▼

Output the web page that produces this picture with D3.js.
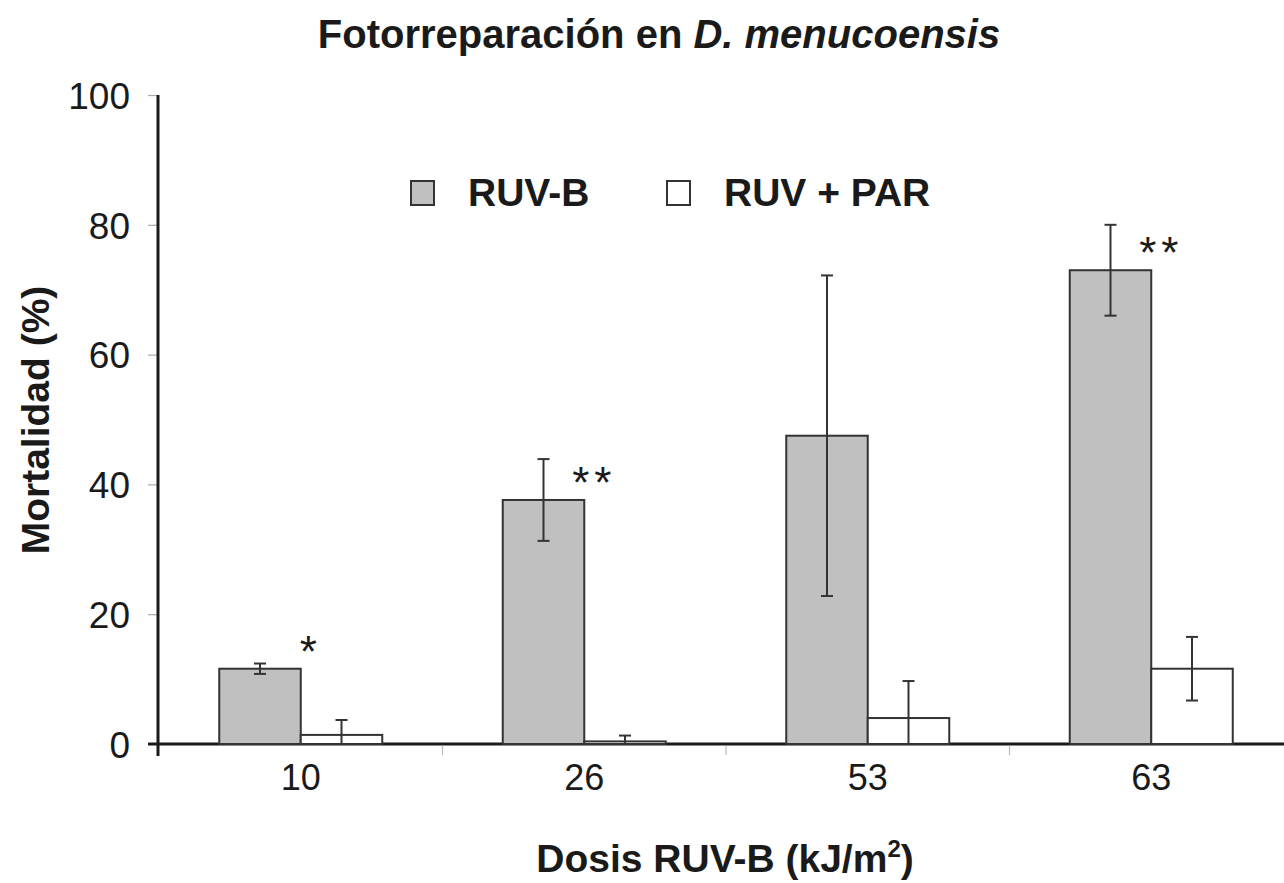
<!DOCTYPE html>
<html>
<head>
<meta charset="utf-8">
<script src="https://cdn.jsdelivr.net/npm/d3@7"></script>
<style>
  html, body { margin: 0; padding: 0; background: #fff; }
  svg { display: block; }
  text { font-family: "Liberation Sans", Arial, Helvetica, sans-serif; fill: #1a1a1a; }
</style>
</head>
<body>
<svg id="chart" width="1284" height="883"></svg>
<script>
// Doses of UV-B (kJ/m²)
const doses = ["10", "26", "53", "63"];
// Mean mortality (%) and error (±) for UV-B only
const ruvB = [11.6, 37.6, 47.5, 73.0];
const ruvBErr = [0.8, 6.3, 24.7, 7.0];
// Mean mortality (%) and error (±) for UV-B followed by PAR (photorepair)
const ruvPar = [1.4, 0.4, 4.0, 11.6];
const ruvParErr = [2.3, 0.9, 5.7, 4.9];
// Significance marks shown beside the UV-B bars
const signif = ["*", "**", "", "**"];
const yTicks = [0, 20, 40, 60, 80, 100];
const seriesNames = ["RUV-B", "RUV + PAR"];
const seriesFill = ["#c0c0c0", "#ffffff"];

const svg = d3.select("#chart");

const x = d3.scaleBand().domain(doses).range([159, 1293]);
const y = d3.scaleLinear().domain([0, 100]).range([744, 95]);
const barW = 81.5;
const ink = "#333";

// Title
const title = svg.append("text")
  .attr("x", 659).attr("y", 48)
  .attr("text-anchor", "middle")
  .style("font-size", "40px").style("font-weight", "bold");
title.append("tspan").text("Fotorreparación en ");
title.append("tspan").style("font-style", "italic").text("D. menucoensis");

// Y axis
const yAxis = svg.append("g").attr("transform", "translate(158,0)")
  .call(d3.axisLeft(y).tickValues(yTicks).tickSize(10).tickPadding(18));
yAxis.select(".domain").remove();
yAxis.selectAll(".tick line").attr("stroke", "#aaa").attr("stroke-width", 1.2);
yAxis.selectAll(".tick text").style("font-size", "37px").attr("fill", "#1a1a1a")
  .attr("dy", "0.36em");
svg.append("line").attr("x1", 158).attr("x2", 158).attr("y1", y(100)).attr("y2", 756)
  .attr("stroke", "#1a1a1a").attr("stroke-width", 3);

// X axis: ticks at category boundaries, labels centred under each group
const xAxis = svg.append("g").attr("transform", "translate(0,744)");
xAxis.selectAll("line.sep").data(doses.slice(1)).join("line")
  .attr("class", "sep")
  .attr("x1", d => x(d)).attr("x2", d => x(d))
  .attr("y1", 2).attr("y2", 11)
  .attr("stroke", "#bbb").attr("stroke-width", 1.2);
xAxis.selectAll("text").data(doses).join("text")
  .attr("x", d => x(d) + x.bandwidth() / 2)
  .attr("y", 46)
  .attr("text-anchor", "middle")
  .style("font-size", "36px")
  .text(d => d);
svg.append("line").attr("x1", 148).attr("x2", 1284).attr("y1", 744).attr("y2", 744)
  .attr("stroke", "#1a1a1a").attr("stroke-width", 3);

// Axis titles
const xt = svg.append("text")
  .attr("x", 725).attr("y", 872)
  .attr("text-anchor", "middle")
  .style("font-size", "39px").style("font-weight", "bold");
xt.append("tspan").text("Dosis RUV-B (kJ/m");
xt.append("tspan").attr("dy", -15).style("font-size", "24px").text("2");
xt.append("tspan").attr("dy", 15).text(")");

svg.append("text")
  .attr("transform", "translate(49,420) rotate(-90)")
  .attr("text-anchor", "middle")
  .style("font-size", "39px").style("font-weight", "bold")
  .text("Mortalidad (%)");

// Bars
const groups = doses.map((d, i) => ({
  dose: d,
  bars: [
    { s: 0, v: ruvB[i], e: ruvBErr[i] },
    { s: 1, v: ruvPar[i], e: ruvParErr[i] }
  ],
  mark: signif[i]
}));

const g = svg.append("g").selectAll("g").data(groups).join("g")
  .attr("transform", d => `translate(${x(d.dose) + x.bandwidth() / 2},0)`);

g.selectAll("rect").data(d => d.bars).join("rect")
  .attr("x", b => (b.s === 0 ? -barW : 0))
  .attr("width", barW)
  .attr("y", b => y(b.v))
  .attr("height", b => y(0) - y(b.v))
  .attr("fill", b => seriesFill[b.s])
  .attr("stroke", ink).attr("stroke-width", 2);

// Error bars (lower whisker clipped at zero)
const eb = g.selectAll("g.err").data(d => d.bars).join("g").attr("class", "err")
  .attr("transform", b => `translate(${b.s === 0 ? -barW / 2 : barW / 2},0)`);
eb.append("line")
  .attr("y1", b => y(b.v + b.e)).attr("y2", b => y(Math.max(0, b.v - b.e)))
  .attr("stroke", ink).attr("stroke-width", 2);
eb.append("line")
  .attr("x1", -6).attr("x2", 6)
  .attr("y1", b => y(b.v + b.e)).attr("y2", b => y(b.v + b.e))
  .attr("stroke", ink).attr("stroke-width", 2);
eb.filter(b => b.v - b.e > 0).append("line")
  .attr("x1", -6).attr("x2", 6)
  .attr("y1", b => y(b.v - b.e)).attr("y2", b => y(b.v - b.e))
  .attr("stroke", ink).attr("stroke-width", 2);

// Significance asterisks
g.append("text")
  .attr("x", 10)
  .attr("y", d => y(d.bars[0].v) - 2)
  .attr("text-anchor", "middle")
  .style("font-size", "44px").style("letter-spacing", "5px").attr("fill", "#333")
  .text(d => d.mark);

// Legend
const legX = [411, 667];
const lg = svg.append("g").selectAll("g").data(seriesNames).join("g")
  .attr("transform", (d, i) => `translate(${legX[i]},181)`);
lg.append("rect").attr("width", 23).attr("height", 24)
  .attr("fill", (d, i) => seriesFill[i]).attr("stroke", ink).attr("stroke-width", 2);
lg.append("text").attr("x", 57).attr("y", 25)
  .style("font-size", "39px").style("font-weight", "bold")
  .text(d => d);
</script>
</body>
</html>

▲

Exercise objective » Return the material exactly as given, apart from the pictures.

Exercise result »
Output the web page that produces this picture with D3.js.
<!DOCTYPE html>
<html>
<head>
<meta charset="utf-8">
<script src="https://cdn.jsdelivr.net/npm/d3@7"></script>
<style>
  html, body { margin: 0; padding: 0; background: #fff; }
  svg { display: block; }
  text { font-family: "Liberation Sans", Arial, Helvetica, sans-serif; fill: #1a1a1a; }
</style>
</head>
<body>
<svg id="chart" width="1284" height="883"></svg>
<script>
// Doses of UV-B (kJ/m²)
const doses = ["10", "26", "53", "63"];
// Mean mortality (%) and error (±) for UV-B only
const ruvB = [11.6, 37.6, 47.5, 73.0];
const ruvBErr = [0.8, 6.3, 24.7, 7.0];
// Mean mortality (%) and error (±) for UV-B followed by PAR (photorepair)
const ruvPar = [1.4, 0.4, 4.0, 11.6];
const ruvParErr = [2.3, 0.9, 5.7, 4.9];
// Significance marks shown beside the UV-B bars
const signif = ["*", "**", "", "**"];
const yTicks = [0, 20, 40, 60, 80, 100];
const seriesNames = ["RUV-B", "RUV + PAR"];
const seriesFill = ["#c0c0c0", "#ffffff"];

const svg = d3.select("#chart");

const x = d3.scaleBand().domain(doses).range([159, 1293]);
const y = d3.scaleLinear().domain([0, 100]).range([744, 95]);
const barW = 81.5;
const ink = "#333";

// Title
const title = svg.append("text")
  .attr("x", 659).attr("y", 48)
  .attr("text-anchor", "middle")
  .style("font-size", "40px").style("font-weight", "bold");
title.append("tspan").text("Fotorreparación en ");
title.append("tspan").style("font-style", "italic").text("D. menucoensis");

// Y axis
const yAxis = svg.append("g").attr("transform", "translate(158,0)")
  .call(d3.axisLeft(y).tickValues(yTicks).tickSize(10).tickPadding(18));
yAxis.select(".domain").remove();
yAxis.selectAll(".tick line").attr("stroke", "#aaa").attr("stroke-width", 1.2);
yAxis.selectAll(".tick text").style("font-size", "37px").attr("fill", "#1a1a1a")
  .attr("dy", "0.36em");
svg.append("line").attr("x1", 158).attr("x2", 158).attr("y1", y(100)).attr("y2", 756)
  .attr("stroke", "#1a1a1a").attr("stroke-width", 3);

// X axis: ticks at category boundaries, labels centred under each group
const xAxis = svg.append("g").attr("transform", "translate(0,744)");
xAxis.selectAll("line.sep").data(doses.slice(1)).join("line")
  .attr("class", "sep")
  .attr("x1", d => x(d)).attr("x2", d => x(d))
  .attr("y1", 2).attr("y2", 11)
  .attr("stroke", "#bbb").attr("stroke-width", 1.2);
xAxis.selectAll("text").data(doses).join("text")
  .attr("x", d => x(d) + x.bandwidth() / 2)
  .attr("y", 46)
  .attr("text-anchor", "middle")
  .style("font-size", "36px")
  .text(d => d);
svg.append("line").attr("x1", 148).attr("x2", 1284).attr("y1", 744).attr("y2", 744)
  .attr("stroke", "#1a1a1a").attr("stroke-width", 3);

// Axis titles
const xt = svg.append("text")
  .attr("x", 725).attr("y", 872)
  .attr("text-anchor", "middle")
  .style("font-size", "39px").style("font-weight", "bold");
xt.append("tspan").text("Dosis RUV-B (kJ/m");
xt.append("tspan").attr("dy", -15).style("font-size", "24px").text("2");
xt.append("tspan").attr("dy", 15).text(")");

svg.append("text")
  .attr("transform", "translate(49,420) rotate(-90)")
  .attr("text-anchor", "middle")
  .style("font-size", "39px").style("font-weight", "bold")
  .text("Mortalidad (%)");

// Bars
const groups = doses.map((d, i) => ({
  dose: d,
  bars: [
    { s: 0, v: ruvB[i], e: ruvBErr[i] },
    { s: 1, v: ruvPar[i], e: ruvParErr[i] }
  ],
  mark: signif[i]
}));

const g = svg.append("g").selectAll("g").data(groups).join("g")
  .attr("transform", d => `translate(${x(d.dose) + x.bandwidth() / 2},0)`);

g.selectAll("rect").data(d => d.bars).join("rect")
  .attr("x", b => (b.s === 0 ? -barW : 0))
  .attr("width", barW)
  .attr("y", b => y(b.v))
  .attr("height", b => y(0) - y(b.v))
  .attr("fill", b => seriesFill[b.s])
  .attr("stroke", ink).attr("stroke-width", 2);

// Error bars (lower whisker clipped at zero)
const eb = g.selectAll("g.err").data(d => d.bars).join("g").attr("class", "err")
  .attr("transform", b => `translate(${b.s === 0 ? -barW / 2 : barW / 2},0)`);
eb.append("line")
  .attr("y1", b => y(b.v + b.e)).attr("y2", b => y(Math.max(0, b.v - b.e)))
  .attr("stroke", ink).attr("stroke-width", 2);
eb.append("line")
  .attr("x1", -6).attr("x2", 6)
  .attr("y1", b => y(b.v + b.e)).attr("y2", b => y(b.v + b.e))
  .attr("stroke", ink).attr("stroke-width", 2);
eb.filter(b => b.v - b.e > 0).append("line")
  .attr("x1", -6).attr("x2", 6)
  .attr("y1", b => y(b.v - b.e)).attr("y2", b => y(b.v - b.e))
  .attr("stroke", ink).attr("stroke-width", 2);

// Significance asterisks
g.append("text")
  .attr("x", 10)
  .attr("y", d => y(d.bars[0].v) - 2)
  .attr("text-anchor", "middle")
  .style("font-size", "44px").style("letter-spacing", "5px").attr("fill", "#333")
  .text(d => d.mark);

// Legend
const legX = [411, 667];
const lg = svg.append("g").selectAll("g").data(seriesNames).join("g")
  .attr("transform", (d, i) => `translate(${legX[i]},181)`);
lg.append("rect").attr("width", 23).attr("height", 24)
  .attr("fill", (d, i) => seriesFill[i]).attr("stroke", ink).attr("stroke-width", 2);
lg.append("text").attr("x", 57).attr("y", 25)
  .style("font-size", "39px").style("font-weight", "bold")
  .text(d => d);
</script>
</body>
</html>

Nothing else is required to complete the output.